No, the R code in this repository is what I use to parse the WGSA full annotation file to produce a simplified tab-separated file. Both the raw and simplified files are available on the exchange area. In house, we then import the simplified tsv to a database for querying and aggregating.

bheavner commented 6 years ago

I'll make the fix for get_field() and bump the version in a moment. Meanwhile, can you give me an example of how you're calling parse_to_file() for freeze 5? Here's how I did it:

library(wgsaparsr)

chromosome <- "chr22"

snv_source_file <- paste0("/projects/topmed/downloaded_data/WGSA_annotation/freeze5/",
                   "ann_11232017/freeze.5.",
                   chromosome,
                   ".pass_and_fail.sites.gz.snp.general.annotated20171121.gz")

snv_destination <- paste0("/scratch/fr_5_first_pass/", chromosome, "_snv.tsv")

dbnsfp_destination <- paste0("/scratch/fr_5_first_pass/", chromosome,
                             "_dbnsfp.tsv")

#config <- load_config(wgsaparsr_example("fr_5_config.tsv"))
config <- paste0("/projects/topmed/variant_annotation/freeze_5/database/v0/",
                 "build/parsing_code/20180212_fr_5_config.tsv")

# parse snv and dbnsfp:
parse_to_file(source_file = snv_source_file,
              destination = snv_destination,
              dbnsfp_destination = dbnsfp_destination,
              config = config,
              freeze = 5,
              chunk_size = 1000,
              verbose = TRUE)
rafet2005 commented 6 years ago

Hi, Sorry for the late reply.

Maybe that's my problem. I use a command from 2017 workshop. parse_to_file("snp.tsv.gz", "parsed_snp.tsv", desired_columns, verbose = TRUE )

Rafet

On Fri, Jun 1, 2018 at 3:48 PM, Ben Heavner notifications@github.com wrote:

I'll make the fix for get_field() and bump the version in a moment. Meanwhile, can you give me an example of how you're calling parse_to_file() for freeze 5? Here's how I did it:

library(wgsaparsr)

chromosome <- "chr22"

snv_source_file <- paste0("/projects/topmed/downloaded_data/WGSA_annotation/freeze5/", "ann_11232017/freeze.5.", chromosome, ".pass_and_fail.sites.gz.snp.general.annotated20171121.gz")

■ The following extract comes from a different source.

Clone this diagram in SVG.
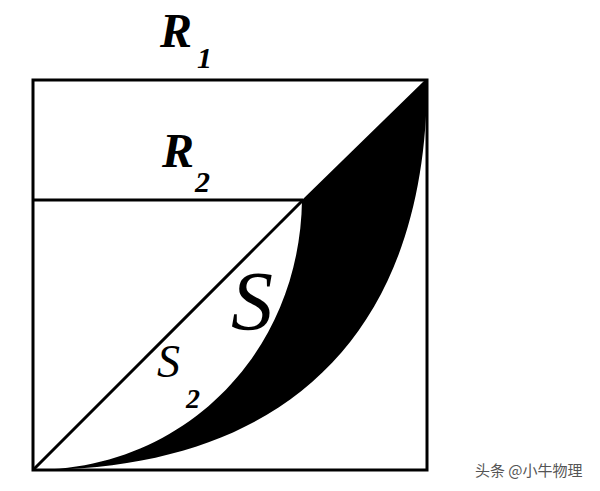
<svg xmlns="http://www.w3.org/2000/svg" width="600" height="491" viewBox="0 0 600 491">
<style>
.ln{fill:none;stroke:#000;stroke-width:3;stroke-linejoin:miter}
.lbl{font-family:"Liberation Serif","Times New Roman",serif;font-style:italic;fill:#000}
.b{font-weight:bold}
.wm{font-family:"Noto Sans CJK SC","Noto Sans",sans-serif;font-size:15px;fill:#555}
</style>
<rect width="600" height="491" fill="#fff"/>
<g id="shaded">
<path d="M302,200 L425,80 L427,80 C427,330 290,470 33,470 C185,470 300,352 302,200 Z" fill="#000"/>
</g>
<g id="lines">
<rect class="ln" x="33" y="80" width="394" height="390"/>
<line class="ln" x1="33" y1="200" x2="303" y2="200"/>
<line class="ln" x1="33" y1="470" x2="303" y2="200"/>
</g>
<g id="labels">
<text class="lbl b" x="160" y="47" font-size="48">R</text>
<text class="lbl b" x="197" y="68" font-size="30">1</text>
<text class="lbl b" x="162" y="167" font-size="48">R</text>
<text class="lbl b" x="195" y="192" font-size="30">2</text>
<text class="lbl" x="231" y="330" font-size="84">S</text>
<text class="lbl" x="157" y="377" font-size="46">S</text>
<text class="lbl b" x="186" y="408" font-size="28">2</text>
</g>
<text class="wm" x="475" y="476">头条 @小牛物理</text>
</svg>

snv_destination <- paste0("/scratch/fr_5_first_pass/", chromosome, "_snv.tsv")

dbnsfp_destination <- paste0("/scratch/fr_5_first_pass/", chromosome, "_dbnsfp.tsv")

config <- load_config(wgsaparsr_example("fr_5_config.tsv"))

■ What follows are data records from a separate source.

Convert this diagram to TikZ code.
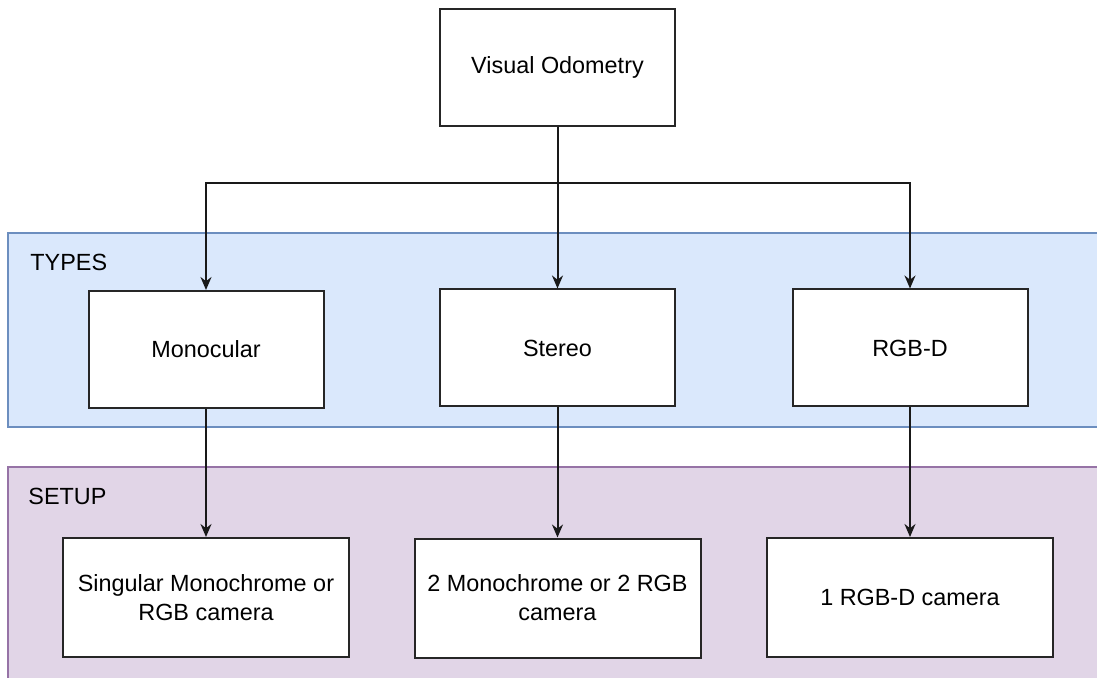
\documentclass[tikz,border=0pt]{standalone}
\usepackage{fontspec}
\setmainfont{Liberation Sans}
\usepackage{tikz}
\usetikzlibrary{arrows.meta}

\definecolor{typesfill}{HTML}{DAE8FC}
\definecolor{typesline}{HTML}{6C8EBF}
\definecolor{setupfill}{HTML}{E1D5E7}
\definecolor{setupline}{HTML}{9673A6}

\begin{document}
\begin{tikzpicture}[x=0.5pt,y=-0.5pt,
  box/.style={draw=black!85,fill=white,line width=1pt,align=center,
    minimum width=117.5pt,minimum height=58.5pt,inner sep=2pt,
    font=\fontsize{11.7}{14.5}\selectfont},
  widebox/.style={box,minimum width=143pt,minimum height=59.5pt},
  band/.style={line width=0.8pt},
  tag/.style={anchor=west,inner sep=0pt,font=\fontsize{11.7}{14}\selectfont},
  link/.style={draw=black!90,line width=1pt,-{Stealth[length=6.5pt,width=5.5pt]}}]
\clip (0,0) rectangle (1097,678);
% layers
\draw[band,fill=typesfill,draw=typesline] (8,233) rectangle (1120,427);
\draw[band,fill=setupfill,draw=setupline] (8,467) rectangle (1120,700);
\node[tag] (LT) at (30,262.5) {TYPES};
\node[tag] (LS) at (28,496.5) {SETUP};
% boxes
\node[box] (VO) at (557.5,67.5) {Visual Odometry};
\node[box] (T1) at (206,349.5) {Monocular};
\node[box] (T2) at (557.5,348) {Stereo};
\node[box] (T3) at (910,348) {RGB-D};
\node[widebox] (S1) at (206,597.5) {Singular Monochrome or\\RGB camera};
\node[widebox] (S2) at (557.5,598) {2 Monochrome or 2 RGB\\camera};
\node[widebox] (S3) at (910,597.5) {1 RGB-D camera};
\coordinate (fork) at (557.5,183.5);
% connectors
\draw[link] (VO) -- (fork) -| (T1);
\draw[link] (VO) -- (T2);
\draw[link] (VO) -- (fork) -| (T3);
\draw[link] (T1) -- (S1);
\draw[link] (T2) -- (S2);
\draw[link] (T3) -- (S3);
\end{tikzpicture}
\end{document}
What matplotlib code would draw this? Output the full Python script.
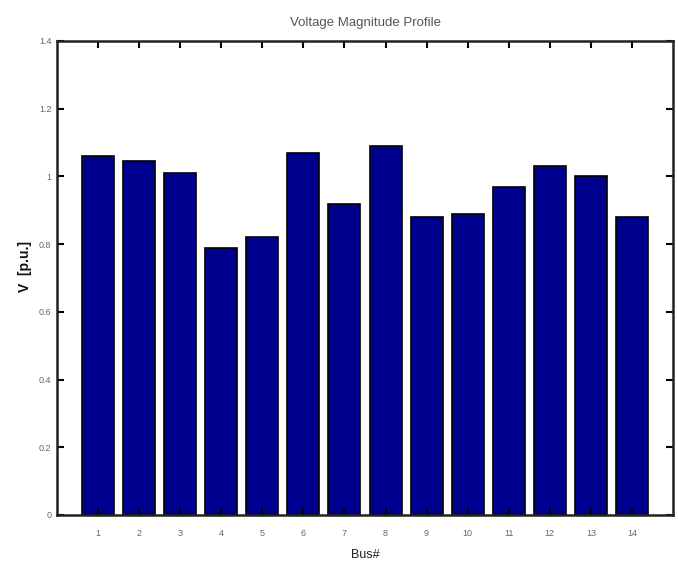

config <- paste0("/projects/topmed/variant_annotation/freeze_5/database/v0/", "build/parsing_code/20180212_fr_5_config.tsv")

parse snv and dbnsfp:

parse_to_file(source_file = snv_source_file, destination = snv_destination, dbnsfp_destination = dbnsfp_destination, config = config, freeze = 5, chunk_size = 1000, verbose = TRUE)

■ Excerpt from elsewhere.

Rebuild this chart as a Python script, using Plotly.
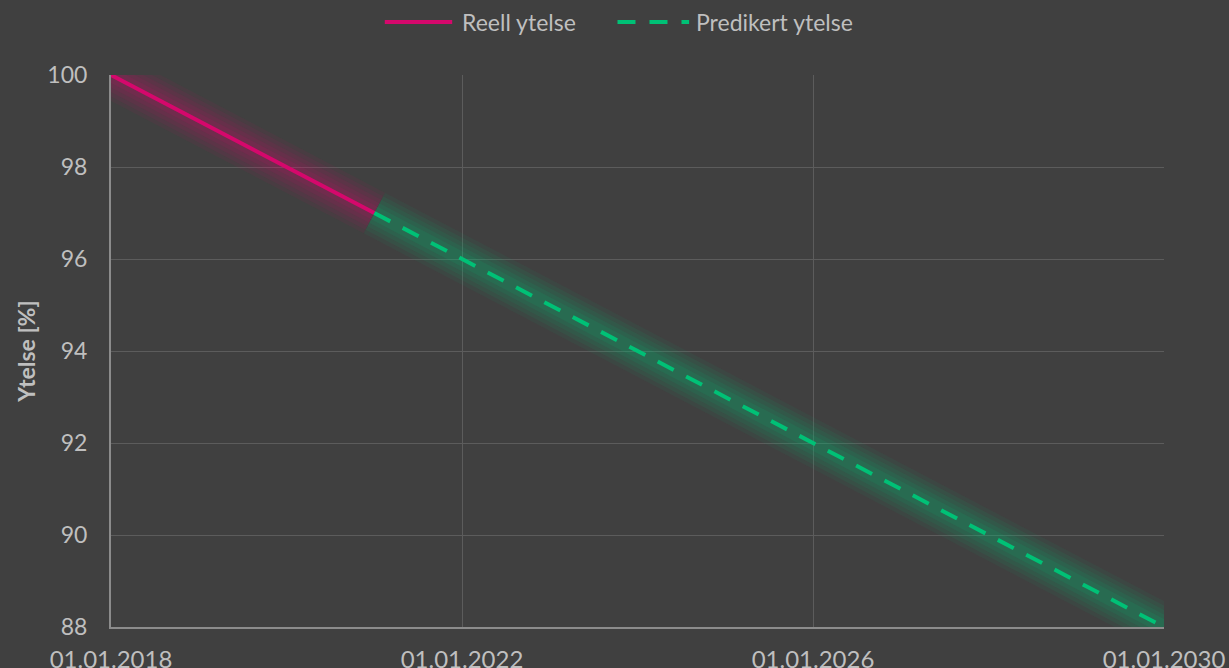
import plotly.graph_objects as go

# Data
real_dates = ["2018-01-01", "2019-01-01", "2020-01-01", "2021-01-01"]
real_values = [100, 99, 98, 97]
pred_dates = ["2021-01-01", "2022-01-01", "2023-01-01", "2024-01-01", "2025-01-01",
              "2026-01-01", "2027-01-01", "2028-01-01", "2029-01-01", "2030-01-01"]
pred_values = [97, 96, 95, 94, 93, 92, 91, 90, 89, 88]
series_names = ["Reell ytelse", "Predikert ytelse"]

PINK = "#D5086C"
GREEN = "#00C176"
BG = "#404040"
TXT = "#BFBFBF"
PINK_RGB = "213,8,108"
GREEN_RGB = "0,193,118"
DASH = "18px,14px"

fig = go.Figure()

# glow layers
for w, a in [(46, 0.06), (38, 0.07), (30, 0.08), (22, 0.09), (14, 0.10)]:
    fig.add_trace(go.Scatter(x=real_dates, y=real_values, mode="lines",
                             line=dict(color=f"rgba({PINK_RGB},{a})", width=w),
                             showlegend=False, hoverinfo="skip"))
    fig.add_trace(go.Scatter(x=pred_dates, y=pred_values, mode="lines",
                             line=dict(color=f"rgba({GREEN_RGB},{a})", width=w),
                             showlegend=False, hoverinfo="skip"))

fig.add_trace(go.Scatter(x=real_dates, y=real_values, mode="lines", name=series_names[0],
                         line=dict(color=PINK, width=4), showlegend=False))
fig.add_trace(go.Scatter(x=pred_dates, y=pred_values, mode="lines", name=series_names[1],
                         line=dict(color=GREEN, width=4, dash=DASH), showlegend=False))

# manual legend (paper coordinates)
ly = 1.096
fig.add_shape(type="line", xref="paper", yref="paper", x0=0.260, x1=0.324, y0=ly, y1=ly,
              line=dict(color=PINK, width=4))
fig.add_shape(type="line", xref="paper", yref="paper", x0=0.481, x1=0.549, y0=ly, y1=ly,
              line=dict(color=GREEN, width=4, dash=DASH))
fig.add_annotation(xref="paper", yref="paper", x=0.331, y=ly, text=series_names[0],
                   showarrow=False, xanchor="left", yanchor="middle",
                   font=dict(size=23, color=TXT))
fig.add_annotation(xref="paper", yref="paper", x=0.554, y=ly, text=series_names[1],
                   showarrow=False, xanchor="left", yanchor="middle",
                   font=dict(size=23, color=TXT))

fig.update_layout(
    width=1229, height=668,
    paper_bgcolor=BG, plot_bgcolor=BG,
    margin=dict(l=111, r=65, t=75, b=41, autoexpand=False),
    font=dict(family="Lato", color=TXT, size=23),
    showlegend=False,
    xaxis=dict(type="date", range=["2018-01-01", "2030-01-01"],
               tick0="2018-01-01", dtick="M48", tickformat="%d.%m.%Y",
               showgrid=True, gridcolor="#5c5c5c", gridwidth=1,
               showline=True, linecolor="#8c8c8c", linewidth=2,
               zeroline=False, ticks="", ticklabelstandoff=10,
               tickfont=dict(size=24, color=TXT)),
    yaxis=dict(range=[88, 100], dtick=2, tick0=88,
               showgrid=True, gridcolor="#5c5c5c", gridwidth=1,
               showline=True, linecolor="#8c8c8c", linewidth=2,
               zeroline=False, ticks="", ticklabelstandoff=17,
               tickfont=dict(size=23, color=TXT),
               title=dict(text="<b>Ytelse [%]</b>", font=dict(size=23, color=TXT), standoff=5)),
)

fig.write_html("out.html")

— You are receiving this because you authored the thread. Reply to this email directly, view it on GitHub https://github.com/UW-GAC/wgsaparsr/issues/81#issuecomment-394004999, or mute the thread https://github.com/notifications/unsubscribe-auth/Ac5ePuDEmU58HBZKmk4Re3Ufn5h4od6Yks5t4aixgaJpZM4UVB9N .

-- Rafet Al-Tobasei, Ph.D. Postdoctoral Scholar Dept. of Biostatistics Ryals Public Health Bldg 514D, 1665 University Blvd University of Alabama at Birmingham Birmingham, AL 35294-0022 Phone: (205) 934-2379 rtobasei@uab.edu

bheavner commented 6 years ago

No problem - there was a big change between versions 4 and 5 with the introduction of the configuration file. Freeze 6 is coming soon, so there may be another change for that (but I hope less significant).

If you'd like to parse freeze 4 as in the workshop, you can always use the older version of wgsaparsr, or you can look into details of the configuration file with the documentation in ?wgsaparsr::load_config(). The file at wgsaparsr_example("fr_5_config.tsv") is what I used to parse freeze 5, so is authoritative at the moment. That example includes optional notes columns, for example.